At the state level, hopes for new gun control measures are even bleaker.
One by one, Republican-controlled state legislatures have enacted laws to undo existing gun regulations that place restrictions on the purchase and carrying of firearms, while some states, like Missouri, are challenging the federal government’s right to impose any regulation on firearms.
The biggest threat to gun control looms just over the horizon: Over the next month or two, the Supreme Court is expected to strike down all or part of a New York State law that curtails the concealed possession of a gun without a special permit, a case seen as a potential landmark decision that could invalidate dozens of similar laws in liberal-leaning states.
“The infuriating part is that we seem to be going backward,” said James Densley, a co-founder of the Violence Project, a nonpartisan research center that compiled the data used in the National Institute of Justice report.

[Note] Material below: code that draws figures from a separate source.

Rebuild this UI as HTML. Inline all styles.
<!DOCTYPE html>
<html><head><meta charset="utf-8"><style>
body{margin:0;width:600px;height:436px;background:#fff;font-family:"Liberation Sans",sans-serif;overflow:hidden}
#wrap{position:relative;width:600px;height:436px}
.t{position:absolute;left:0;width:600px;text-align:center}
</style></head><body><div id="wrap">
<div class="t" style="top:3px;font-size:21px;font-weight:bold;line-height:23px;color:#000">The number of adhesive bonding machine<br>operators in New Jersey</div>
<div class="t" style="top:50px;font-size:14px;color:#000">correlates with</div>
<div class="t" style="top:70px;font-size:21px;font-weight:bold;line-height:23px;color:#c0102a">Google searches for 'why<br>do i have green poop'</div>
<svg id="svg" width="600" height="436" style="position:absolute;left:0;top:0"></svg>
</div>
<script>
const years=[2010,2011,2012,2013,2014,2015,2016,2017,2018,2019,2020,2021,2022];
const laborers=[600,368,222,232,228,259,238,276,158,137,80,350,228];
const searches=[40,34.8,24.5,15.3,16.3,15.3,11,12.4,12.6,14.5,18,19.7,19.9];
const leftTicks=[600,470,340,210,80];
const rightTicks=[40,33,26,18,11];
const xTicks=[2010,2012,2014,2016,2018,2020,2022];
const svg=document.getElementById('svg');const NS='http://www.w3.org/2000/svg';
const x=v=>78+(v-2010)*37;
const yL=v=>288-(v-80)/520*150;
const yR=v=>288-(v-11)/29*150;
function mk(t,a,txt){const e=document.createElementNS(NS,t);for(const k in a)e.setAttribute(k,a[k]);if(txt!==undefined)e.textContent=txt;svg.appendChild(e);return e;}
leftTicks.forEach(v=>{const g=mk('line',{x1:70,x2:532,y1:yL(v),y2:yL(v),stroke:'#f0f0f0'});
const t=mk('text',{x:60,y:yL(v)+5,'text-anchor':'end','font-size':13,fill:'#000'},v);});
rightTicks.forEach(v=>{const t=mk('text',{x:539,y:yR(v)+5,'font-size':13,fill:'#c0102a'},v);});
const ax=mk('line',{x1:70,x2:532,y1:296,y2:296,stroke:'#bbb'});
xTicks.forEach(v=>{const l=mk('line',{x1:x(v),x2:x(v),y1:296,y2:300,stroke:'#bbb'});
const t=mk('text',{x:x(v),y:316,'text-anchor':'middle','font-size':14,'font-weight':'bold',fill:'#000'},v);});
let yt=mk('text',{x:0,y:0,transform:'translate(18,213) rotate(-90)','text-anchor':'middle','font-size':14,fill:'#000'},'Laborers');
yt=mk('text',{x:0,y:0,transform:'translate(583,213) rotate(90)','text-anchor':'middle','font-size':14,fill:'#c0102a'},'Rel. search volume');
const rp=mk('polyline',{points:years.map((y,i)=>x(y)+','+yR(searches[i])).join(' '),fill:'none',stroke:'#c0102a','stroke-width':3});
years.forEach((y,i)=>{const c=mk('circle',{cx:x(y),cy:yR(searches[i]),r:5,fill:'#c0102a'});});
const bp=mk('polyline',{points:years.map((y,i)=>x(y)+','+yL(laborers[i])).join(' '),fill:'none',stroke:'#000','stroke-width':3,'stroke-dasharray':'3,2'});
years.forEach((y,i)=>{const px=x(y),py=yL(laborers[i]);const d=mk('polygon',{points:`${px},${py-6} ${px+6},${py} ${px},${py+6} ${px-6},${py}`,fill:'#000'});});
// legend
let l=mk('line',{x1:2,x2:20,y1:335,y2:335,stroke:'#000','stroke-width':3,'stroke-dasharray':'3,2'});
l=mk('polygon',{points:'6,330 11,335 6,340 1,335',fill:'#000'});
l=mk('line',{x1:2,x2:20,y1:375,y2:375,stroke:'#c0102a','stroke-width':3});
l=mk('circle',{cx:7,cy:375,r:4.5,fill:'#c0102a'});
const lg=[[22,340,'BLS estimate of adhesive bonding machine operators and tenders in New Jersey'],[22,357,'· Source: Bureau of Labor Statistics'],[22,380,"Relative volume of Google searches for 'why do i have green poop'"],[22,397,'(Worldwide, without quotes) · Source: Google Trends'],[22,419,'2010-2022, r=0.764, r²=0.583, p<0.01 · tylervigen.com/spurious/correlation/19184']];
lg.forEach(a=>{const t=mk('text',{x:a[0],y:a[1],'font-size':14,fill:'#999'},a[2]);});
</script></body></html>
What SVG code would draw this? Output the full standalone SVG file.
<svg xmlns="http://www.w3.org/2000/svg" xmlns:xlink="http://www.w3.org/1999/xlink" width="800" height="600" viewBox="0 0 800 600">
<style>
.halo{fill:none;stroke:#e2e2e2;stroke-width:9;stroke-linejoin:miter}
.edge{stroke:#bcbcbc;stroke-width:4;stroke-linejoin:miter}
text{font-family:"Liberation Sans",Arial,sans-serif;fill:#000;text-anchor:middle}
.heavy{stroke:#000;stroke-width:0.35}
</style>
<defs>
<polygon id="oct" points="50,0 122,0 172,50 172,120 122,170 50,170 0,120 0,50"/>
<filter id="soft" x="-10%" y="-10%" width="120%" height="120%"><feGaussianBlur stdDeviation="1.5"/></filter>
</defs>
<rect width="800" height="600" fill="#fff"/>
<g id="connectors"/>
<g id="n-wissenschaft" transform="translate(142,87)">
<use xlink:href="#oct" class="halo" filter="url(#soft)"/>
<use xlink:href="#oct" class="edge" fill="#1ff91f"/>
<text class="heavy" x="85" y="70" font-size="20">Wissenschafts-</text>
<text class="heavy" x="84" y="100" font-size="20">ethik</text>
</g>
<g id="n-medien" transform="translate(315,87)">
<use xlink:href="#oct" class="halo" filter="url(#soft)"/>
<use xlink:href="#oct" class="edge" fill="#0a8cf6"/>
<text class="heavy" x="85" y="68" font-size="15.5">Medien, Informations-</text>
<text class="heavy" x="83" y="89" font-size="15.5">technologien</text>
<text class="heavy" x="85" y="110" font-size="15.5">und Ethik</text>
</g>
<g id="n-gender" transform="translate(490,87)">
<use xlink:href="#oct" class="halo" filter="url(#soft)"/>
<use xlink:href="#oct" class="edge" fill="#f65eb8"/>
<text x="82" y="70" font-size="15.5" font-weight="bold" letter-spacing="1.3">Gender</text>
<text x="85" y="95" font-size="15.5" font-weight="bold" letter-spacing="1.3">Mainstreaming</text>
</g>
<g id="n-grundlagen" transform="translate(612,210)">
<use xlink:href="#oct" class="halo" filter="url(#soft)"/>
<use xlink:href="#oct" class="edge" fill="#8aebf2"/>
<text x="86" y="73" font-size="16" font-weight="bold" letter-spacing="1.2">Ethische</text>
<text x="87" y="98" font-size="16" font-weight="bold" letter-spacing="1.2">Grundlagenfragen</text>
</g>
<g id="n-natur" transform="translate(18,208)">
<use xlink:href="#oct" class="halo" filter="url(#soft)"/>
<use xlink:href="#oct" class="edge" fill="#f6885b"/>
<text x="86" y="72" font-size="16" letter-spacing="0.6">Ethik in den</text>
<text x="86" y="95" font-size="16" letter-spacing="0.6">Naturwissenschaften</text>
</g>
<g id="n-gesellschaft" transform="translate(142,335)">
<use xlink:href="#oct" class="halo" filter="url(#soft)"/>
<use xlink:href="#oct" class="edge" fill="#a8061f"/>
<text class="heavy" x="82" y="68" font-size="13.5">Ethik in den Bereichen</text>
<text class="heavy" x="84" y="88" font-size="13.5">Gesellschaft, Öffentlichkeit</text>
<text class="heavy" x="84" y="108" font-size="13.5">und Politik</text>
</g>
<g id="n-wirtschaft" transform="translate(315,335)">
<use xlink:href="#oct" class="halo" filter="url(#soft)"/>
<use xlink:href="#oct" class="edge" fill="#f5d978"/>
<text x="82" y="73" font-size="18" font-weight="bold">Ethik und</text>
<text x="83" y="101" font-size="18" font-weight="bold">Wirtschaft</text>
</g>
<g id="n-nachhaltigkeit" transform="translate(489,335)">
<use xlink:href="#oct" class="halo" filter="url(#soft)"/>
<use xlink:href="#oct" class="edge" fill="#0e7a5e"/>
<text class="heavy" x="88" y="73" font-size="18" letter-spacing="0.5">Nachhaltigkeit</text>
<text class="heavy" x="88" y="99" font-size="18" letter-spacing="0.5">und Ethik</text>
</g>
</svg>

While it is hard to make broad generalizations, Mr. Densley and his partner, Jillian Peterson, discerned several patterns among gunmen in recent mass shootings. Many have clean records and can buy guns legally. If they are underage or young adults, they often obtain guns as gifts from the parents — or borrow or steal weapons from their house.
Many favor long guns, like AR-15s and AK-47s. Semiautomatic rifles account for fewer than 1 percent of overall shootings in the United States, they found — but 25 percent of mass shootings.
And many of those accused of these crimes, like the suspect in the Buffalo shooting, see their killings as public performance, making them inclined to stealthily plan their attacks until they take action, in hopes of maximizing the attention paid to them. That makes them harder to detect, even in a state with relatively strong gun laws, like New York.